8.
Helena P. Blavatsky founded, with others, the Theosophical
Society in New York in 1875 and wrote various works which brought to
the Western public for the first time, the knowledge that this hidden
knowledge of the initiates still existed and was accessible to those
qualified to receive it. Among the truths she brought was the fact that
the story of Jesus Christ was not history but an allegory of the path of
initiation.
She did this, knowing that the 2160-year age of Pisces was
drawing to a close--preparing to give way to the Age of Aquarius--and
that civilized humanity was maturing, ready for a more direct knowledge
of the Mysteries.
Rudolf Steiner, growing up in Catholic Austria at the same time, became
aware of her work as he simultaneously achieved a degree of initiation
on his own. After beginning to give lectures in 1900 out of his own
occult discoveries, he was invited to join the Theosophical Society and
become the Founding President of a German Section.
He
did so in 1902, but by then he had published his view of the
relationship of Christianity to initiation knowledge, which differed
from Blavatsky’s. He said all ancient peoples had had an instinctive
clairvoyant perception of the spiritual world which over the ages
declined as they developed intellect, grew closer to the physical world
of the senses, and also developed ego, or a sense of “I”.
He
said all pre-Christian initiations had drawn on this instinctive
clairvoyance, but by the time of the Greeks even its remnants had become
decadent and unreliable. Initiation would have died out without a new
impulse. This came in the form that the Christ-Being, the Logos, for
the first and only time incarnated in a physical body, taking over the
body of Jesus at the Baptism and living in it for three years. During
that time, he lived out the drama of initiation as physical, historical
fact, imprinting it into the aura of the earth. He had left the Sun, his
home until then, and now resided in the earth. Through that fact,
initiation became possible in a new, free way, because Christ supported
the weak earthly ego as it tried to rise into initiation.

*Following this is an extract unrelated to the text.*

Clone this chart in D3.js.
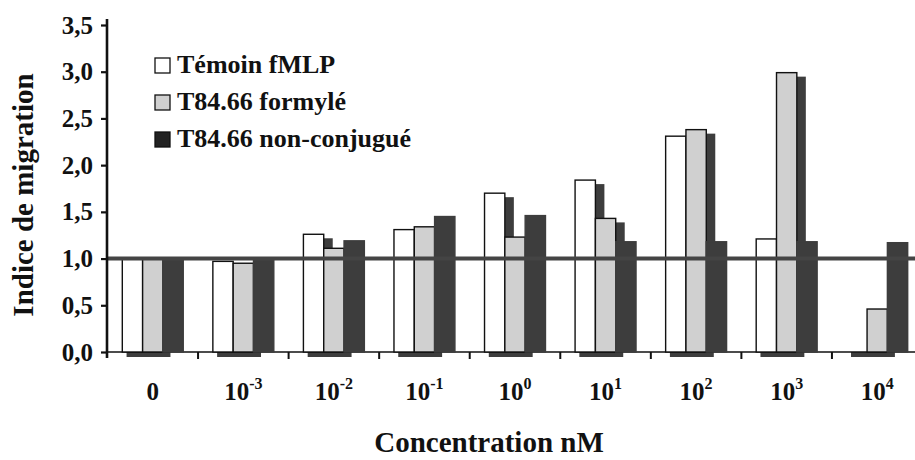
<!DOCTYPE html>
<html>
<head>
<meta charset="utf-8">
<script src="https://cdn.jsdelivr.net/npm/d3@7"></script>
<style>
  html, body { margin: 0; padding: 0; background: #ffffff; }
  svg { display: block; }
  svg text { font-family: "Liberation Serif", "Tinos", "Times New Roman", Times, "DejaVu Serif", serif !important; font-weight: bold; fill: #111111; }
</style>
</head>
<body>
<svg id="chart" width="915" height="460"></svg>
<script>
// Concentrations (nM) and their axis labels
const concentrations = ["0", "0.001", "0.01", "0.1", "1", "10", "100", "1000", "10000"];
const labelBase = ["0", "10", "10", "10", "10", "10", "10", "10", "10"];
const labelExponent = ["", "-3", "-2", "-1", "0", "1", "2", "3", "4"];

// Series
const seriesNames = ["Témoin fMLP", "T84.66 formylé", "T84.66 non-conjugué"];
const temoinFMLP  = [1.00, 0.97, 1.26, 1.31, 1.70, 1.84, 2.31, 1.21, 0];
const formyle     = [1.00, 0.95, 1.11, 1.34, 1.23, 1.43, 2.38, 2.99, 0.46];
const nonConjugue = [1.00, 1.00, 1.19, 1.45, 1.46, 1.18, 1.18, 1.18, 1.17];

// Value axis
const yTickValues = [0, 0.5, 1, 1.5, 2, 2.5, 3, 3.5];
const referenceLevel = 1;

const seriesValues = [temoinFMLP, formyle, nonConjugue];
const fills = ["#ffffff", "#d0d0d0", "#3d3d3d"];
const outlines = ["#111111", "#111111", "#3d3d3d"];
const sideColor = "#3d3d3d";
const legendFills = ["#ffffff", "#d0d0d0", "#222222"];

const svg = d3.select("#chart");

const x = d3.scaleBand()
  .domain(concentrations)
  .range([107, 923])
  .paddingInner(0.327)
  .paddingOuter(0.169);

const y = d3.scaleLinear().domain([0, 3.5]).range([352, 25]);

const inner = d3.scaleBand().domain(seriesNames).range([0, x.bandwidth()]);

const comma = d3.formatLocale({ decimal: ",", thousands: " ", grouping: [3], currency: ["", " €"] }).format(".1f");

// Floor shading under each group
svg.append("g")
  .selectAll("rect")
  .data(concentrations)
  .join("rect")
  .attr("x", d => x(d) + x.bandwidth() * 0.07)
  .attr("y", y(0))
  .attr("width", x.bandwidth() * 0.72)
  .attr("height", 5)
  .attr("fill", sideColor);

// Category axis line and separating ticks
svg.append("line")
  .attr("x1", 107).attr("x2", 915)
  .attr("y1", y(0)).attr("y2", y(0))
  .attr("stroke", "#111").attr("stroke-width", 1.6);

svg.append("g")
  .selectAll("line")
  .data(concentrations.slice(1))
  .join("line")
  .attr("x1", d => x(d) - x.step() * x.paddingInner() / 2)
  .attr("x2", d => x(d) - x.step() * x.paddingInner() / 2)
  .attr("y1", y(0)).attr("y2", y(0) + 7)
  .attr("stroke", "#111").attr("stroke-width", 2);

// Bars with a dark side face for depth
const sideWidth = 9;
const sideDrop = 4;
const groups = svg.append("g")
  .selectAll("g")
  .data(concentrations)
  .join("g")
  .attr("transform", d => `translate(${x(d)},0)`);

groups.each(function (c, i) {
  const g = d3.select(this);
  seriesNames.forEach((name, s) => {
    const v = seriesValues[s][i];
    if (v <= 0) return;
    const x0 = inner(name);
    const w = inner.bandwidth();
    if (s < seriesNames.length - 1) {
      g.append("rect")
        .attr("x", x0 + w)
        .attr("y", y(v) + sideDrop)
        .attr("width", sideWidth)
        .attr("height", y(0) - y(v) - sideDrop)
        .attr("fill", sideColor);
    }
    g.append("rect")
      .attr("x", x0)
      .attr("y", y(v))
      .attr("width", w)
      .attr("height", y(0) - y(v))
      .attr("fill", fills[s])
      .attr("stroke", outlines[s])
      .attr("stroke-width", 1.4);
  });
});

// Reference level line
svg.append("line")
  .attr("x1", 107).attr("x2", 915)
  .attr("y1", y(referenceLevel)).attr("y2", y(referenceLevel))
  .attr("stroke", "#444444").attr("stroke-width", 4);

// Value axis
const yAxis = svg.append("g")
  .attr("transform", "translate(107,0)")
  .call(d3.axisLeft(y).tickValues(yTickValues).tickSize(6).tickSizeOuter(0).tickPadding(8).tickFormat(comma))
  .attr("font-family", null)
  .attr("font-size", null);
yAxis.select(".domain").remove();
yAxis.selectAll(".tick line").attr("stroke", "#111").attr("stroke-width", 2.2);
yAxis.selectAll(".tick text")
  .attr("font-size", 25)
  .attr("fill", "#111");

svg.append("line")
  .attr("x1", 107).attr("x2", 107)
  .attr("y1", 19).attr("y2", y(0) + 6)
  .attr("stroke", "#111").attr("stroke-width", 2.6);

// Category labels with exponents
const labels = svg.append("g")
  .selectAll("text")
  .data(concentrations)
  .join("text")
  .attr("x", d => x(d) + x.bandwidth() / 2)
  .attr("y", 400)
  .attr("text-anchor", "middle")
  .attr("font-size", 25);

labels.append("tspan").text((d, i) => labelBase[i]);
labels.append("tspan")
  .attr("font-size", 16)
  .attr("dy", -11)
  .text((d, i) => labelExponent[i]);

// Axis titles
svg.append("text")
  .attr("transform", "translate(33,195) rotate(-90)")
  .attr("text-anchor", "middle")
  .attr("font-size", 29)
  .text("Indice de migration");

svg.append("text")
  .attr("x", 489)
  .attr("y", 452)
  .attr("text-anchor", "middle")
  .attr("font-size", 29)
  .text("Concentration nM");

// Legend
const legend = svg.append("g")
  .selectAll("g")
  .data(seriesNames)
  .join("g")
  .attr("transform", (d, i) => `translate(155,${58 + i * 37})`);

legend.append("rect")
  .attr("width", 15).attr("height", 15)
  .attr("fill", (d, i) => legendFills[i])
  .attr("stroke", "#111").attr("stroke-width", 1.3);

legend.append("text")
  .attr("x", 22)
  .attr("y", 15)
  .attr("font-size", 26)
  .text(d => d);
</script>
</body>
</html>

Instead of
initiation only being accessible through atavistic clairvoyance tied to
a particular blood-line or race, it was universally open to every human
being who accepted that this Incarnation had occurred.
From
then until his death in 1925, Rudolf Steiner continued to elaborate this
view, while he broke with the Theosophical Society over the question of
whether Krishnamurti could embody this same Christ spirit, and in 1912
founded his Anthroposophical Society.